Have you ever noticed that your favorite song sounds slightly different after converting it from one audio format to another? You're not imagining things. Audio conversion can indeed alter the sound quality, sometimes subtly and sometimes dramatically. Understanding why this happens—and how to minimize quality loss—is crucial for anyone working with digital audio.
Understanding Digital Audio Fundamentals
To understand why audio files sound different after conversion, we first need to grasp how digital audio works. When analog sound waves are converted to digital format, they undergo a process called sampling, where the continuous wave is measured at discrete intervals and converted into numerical data.
Key Audio Parameters
Several key parameters define digital audio quality:
- Sample Rate: How many times per second the audio is measured (e.g., 44.1 kHz, 48 kHz)
- Bit Depth: The number of bits used to represent each sample (e.g., 16-bit, 24-bit)
- Bitrate: The amount of data used per second of audio (e.g., 128 kbps, 320 kbps)
- Channels: Mono (1 channel) or stereo (2 channels) or surround sound (multiple channels)
Types of Audio Compression
Audio compression falls into two main categories, each affecting sound quality differently during conversion.
Lossless Compression
Reduces file size without discarding any audio data:
- FLAC: Free Lossless Audio Codec, widely supported
- ALAC: Apple Lossless Audio Codec, used in iTunes
- WAV: Uncompressed format, largest file size but perfect quality
- APE: Monkey's Audio, high compression but limited compatibility
Lossy Compression
Achieves smaller file sizes by permanently removing audio data:
- MP3: Most widely supported, good quality at higher bitrates
- AAC: Advanced Audio Coding, better quality than MP3 at same bitrate
- OGG Vorbis: Open-source alternative with excellent quality
- WMA: Windows Media Audio, Microsoft's proprietary format
How Conversion Affects Audio Quality
Several factors during the conversion process can impact the final audio quality.
Bitrate Changes
Converting to a lower bitrate always results in quality loss. The encoder must discard audio information to achieve the smaller file size, which can introduce artifacts like:
- Pre-echo effects in transient sounds
- Loss of high-frequency detail
- Stereo imaging degradation
- Dynamic range compression
Sample Rate Conversion
When converting between different sample rates, the audio must be resampled, which can introduce aliasing and other artifacts if not done properly. Professional conversion tools use sophisticated algorithms to minimize these issues.

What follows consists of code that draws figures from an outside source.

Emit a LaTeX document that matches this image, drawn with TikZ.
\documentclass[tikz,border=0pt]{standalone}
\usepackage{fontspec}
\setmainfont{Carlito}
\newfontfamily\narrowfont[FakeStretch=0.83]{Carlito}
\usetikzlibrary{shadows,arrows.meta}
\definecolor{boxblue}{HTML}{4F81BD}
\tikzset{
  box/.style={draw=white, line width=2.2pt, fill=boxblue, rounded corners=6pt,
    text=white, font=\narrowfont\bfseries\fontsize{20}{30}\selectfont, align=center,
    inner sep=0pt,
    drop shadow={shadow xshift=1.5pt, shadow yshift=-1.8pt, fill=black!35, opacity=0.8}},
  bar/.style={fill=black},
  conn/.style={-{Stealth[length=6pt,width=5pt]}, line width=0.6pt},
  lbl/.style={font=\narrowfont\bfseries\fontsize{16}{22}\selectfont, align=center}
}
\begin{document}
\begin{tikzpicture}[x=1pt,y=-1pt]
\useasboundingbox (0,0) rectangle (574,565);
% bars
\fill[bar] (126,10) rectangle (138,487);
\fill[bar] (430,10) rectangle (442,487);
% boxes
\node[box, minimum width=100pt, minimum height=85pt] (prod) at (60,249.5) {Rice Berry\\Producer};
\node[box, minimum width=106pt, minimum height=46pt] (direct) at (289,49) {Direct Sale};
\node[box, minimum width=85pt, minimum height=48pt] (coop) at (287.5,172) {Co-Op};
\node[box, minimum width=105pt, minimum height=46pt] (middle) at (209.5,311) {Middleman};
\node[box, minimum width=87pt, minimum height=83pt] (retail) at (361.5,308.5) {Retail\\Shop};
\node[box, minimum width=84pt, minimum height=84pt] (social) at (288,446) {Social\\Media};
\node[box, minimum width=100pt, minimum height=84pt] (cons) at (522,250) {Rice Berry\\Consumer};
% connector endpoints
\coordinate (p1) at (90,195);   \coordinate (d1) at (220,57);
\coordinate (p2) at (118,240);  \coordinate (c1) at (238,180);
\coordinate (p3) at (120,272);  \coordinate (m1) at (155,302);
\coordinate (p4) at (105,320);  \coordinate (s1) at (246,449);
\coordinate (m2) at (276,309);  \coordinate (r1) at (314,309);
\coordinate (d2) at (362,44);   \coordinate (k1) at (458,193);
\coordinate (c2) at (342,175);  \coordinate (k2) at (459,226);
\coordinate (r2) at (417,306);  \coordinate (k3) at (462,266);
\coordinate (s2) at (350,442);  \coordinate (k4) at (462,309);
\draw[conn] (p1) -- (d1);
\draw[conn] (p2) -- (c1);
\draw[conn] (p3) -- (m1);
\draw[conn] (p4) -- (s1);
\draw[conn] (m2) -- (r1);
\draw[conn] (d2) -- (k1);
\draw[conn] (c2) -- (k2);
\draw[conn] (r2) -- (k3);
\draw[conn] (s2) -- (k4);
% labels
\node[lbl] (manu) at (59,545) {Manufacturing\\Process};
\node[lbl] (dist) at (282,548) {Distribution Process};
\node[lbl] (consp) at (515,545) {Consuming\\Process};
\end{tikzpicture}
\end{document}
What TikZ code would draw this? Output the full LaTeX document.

Best Practices for Quality Preservation
To minimize quality loss during audio conversion, follow these professional guidelines.
1Start with the highest quality source
Always convert from the original, uncompressed file when possible
2Avoid multiple conversions
Each conversion step introduces additional quality loss
3Choose appropriate bitrates
320 kbps for MP3, 256 kbps for AAC for high quality
4Use quality encoders
LAME for MP3, FDK-AAC for AAC formats
Key Takeaways
Conclusion
Audio files sound different after conversion because the process inevitably involves some form of data manipulation, whether through compression, resampling, or format translation. Understanding these technical factors empowers you to make informed decisions about audio conversion that balance quality, file size, and compatibility requirements.
The key is to understand your priorities: if quality is paramount, stick with lossless formats. If file size matters more, choose the highest bitrate you can afford for your storage and bandwidth constraints. With the right knowledge and tools, you can minimize quality loss and maintain excellent audio fidelity throughout the conversion process.